In recent years, the dire state of life in America’s cities has received increased attention, and rightfully so. You don’t need me to tell you about YIMBYs: they’ll gladly do it for you. And many of the points these groups and individuals make about where America’s housing policies have gone wrong, and what should be done to fix them, are undeniably true. But in listening to these groups, you could be forgiven for thinking that this is an entirely new issue: that no one cared about the horror that is the American cityscape until roughly the mid-2010s, when a few brave souls noticed that Palo Alto did not have enough bike lanes.
This has always come across as remarkably unserious to me. For as thorough as YIMBYs can be in learning every minute detail on the merits of their policies, almost no interest is shown in the history of their own movement. And it shows. Whenever they make a push, YIMBYs seem to always frame their preferred policies as new, genius technocratic fixes to America’s ills—just common sense! They then present their common-sense solutions to their local authorities, seemingly expecting everyone to be amazed by the merits of their proposals. Then they lose. Then they go onto Twitter in shock to declare that San Francisco, or wherever they live, must be the most conservative city in America for treating them so unfairly.
It would be funny if the issue at hand weren’t so serious. America desperately needs a real push for fair housing laws: a movement that doesn’t just understand how good its own policies are, but also knows its own history, knows its opponents, and has an idea for what a coalition capable of passing its policies might look like. And for all of its flaws and limitations, the 1968 Civil Rights Act stands as the only time this has been done.
At first glance, the convincing margins the bill passed by (71-20 in favor in the Senate, 250-71 in the House) seems to promise a simple story. But the actual history of the act—a two-and-a-half-year long saga spanning riots, betrayal, a political collapse, backroom deals, and a murder—was anything but. It’s a complex story. But at the heart of it are the answers to two central questions:
What did it take for Lyndon Johnson to succeed where everyone else, before or since, has failed? And can it be done again?
The Stage
President Lyndon Baines Johnson entered his first full term as president in January 1965 in as strong of a position as any president in American history. His victory over Barry Goldwater a few months prior was one of the most decisive in history, and its impact was far more than just a running up of the score against a flawed opponent.
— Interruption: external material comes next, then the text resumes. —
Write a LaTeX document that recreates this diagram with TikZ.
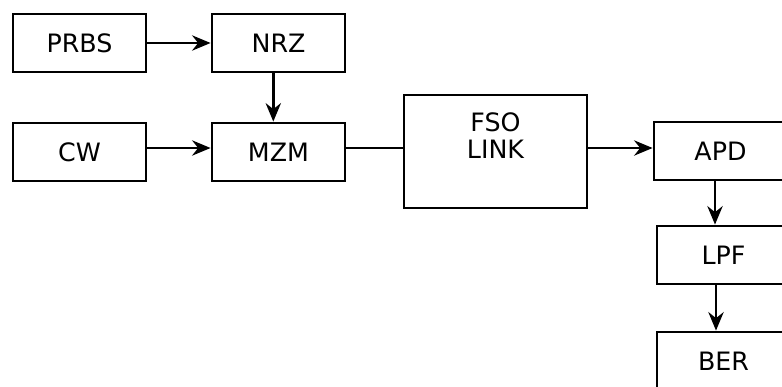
\documentclass[tikz,border=0pt]{standalone}
\usepackage{fontspec}
\setmainfont{DejaVu Sans}
\usetikzlibrary{arrows.meta}

\begin{document}
\begin{tikzpicture}[x=0.025cm, y=-0.025cm, >={Stealth[length=4.6mm, width=3.8mm]}, line width=2pt,
  blk/.style={draw, rectangle, inner sep=0pt, minimum width=3.325cm, minimum height=1.45cm,
    font=\fontsize{18}{21}\selectfont}]
  \useasboundingbox (0,0) rectangle (782,387);
  \clip (0,0) rectangle (782,387);
  % transmisor
  \node[blk] (prbs) at (79.5,43) {PRBS};
  \node[blk] (nrz) at (278.5,43) {NRZ};
  \node[blk] (cw) at (79.5,152) {CW};
  \node[blk] (mzm) at (278.5,152) {MZM};
  % canal
  \node[blk, minimum width=4.575cm, minimum height=2.825cm] (fso) at (495.5,151.5) {};
  \node[align=center, font=\fontsize{18}{19.5}\selectfont] (fsotxt) at (495.5,135.5) {FSO\\LINK};
  % receptor (cortado a la derecha)
  \node[blk] (apd) at (720.5,151) {APD};
  \node[blk] (lpf) at (723.5,255) {LPF};
  \node[blk] (ber) at (723.5,361) {BER};
  % conexiones
  \draw[->] (prbs.east) -- (nrz.west);
  \draw[->] (cw.east |- 0,148) -- (mzm.west |- 0,148);
  \draw[->] ([xshift=-0.13cm]nrz.south) -- ([xshift=-0.13cm]mzm.north);
  \draw (mzm.east |- 0,148) -- (fso.west |- 0,148);
  \draw[->] (fso.east |- 0,148) -- (apd.west |- 0,148);
  \draw[->] (apd.south -| 715,0) -- (lpf.north -| 715,0);
  \draw[->] (lpf.south -| 716,0) -- (ber.north -| 716,0);
\end{tikzpicture}
\end{document}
In the Senate, Democrats won 28 of the 35 seats up for election, expanding their majority to 68 seats. In the House, the party, which already held an 82-seat majority, gained 37 additional seats overall, even while facing losses in the South. Within the caucus, this amounted to a new class of 47 pro-Johnson liberal freshmen. Democrats holding congressional majorities was hardly new: with a few exceptions, they had done so constantly since 1931. But this time, the sheer size of their majorities, and the nature of the new additions to it, meant that the 89th congress was going to be quite different from the ones that had preceded it. Its new class of Northern liberals broke the grip that the de-facto “conservative coalition” of Southern Democrats and conservative Republicans had held over Congress since the 1938 midterms. Priorities that had been held up for decades under multiple administrations could now be passed with ease. With this new, robust liberal majority in congress backing him, an electoral mandate from one of the largest landslides in American history, and widespread popularity among the public, Johnson pressed forward with his agenda in full force.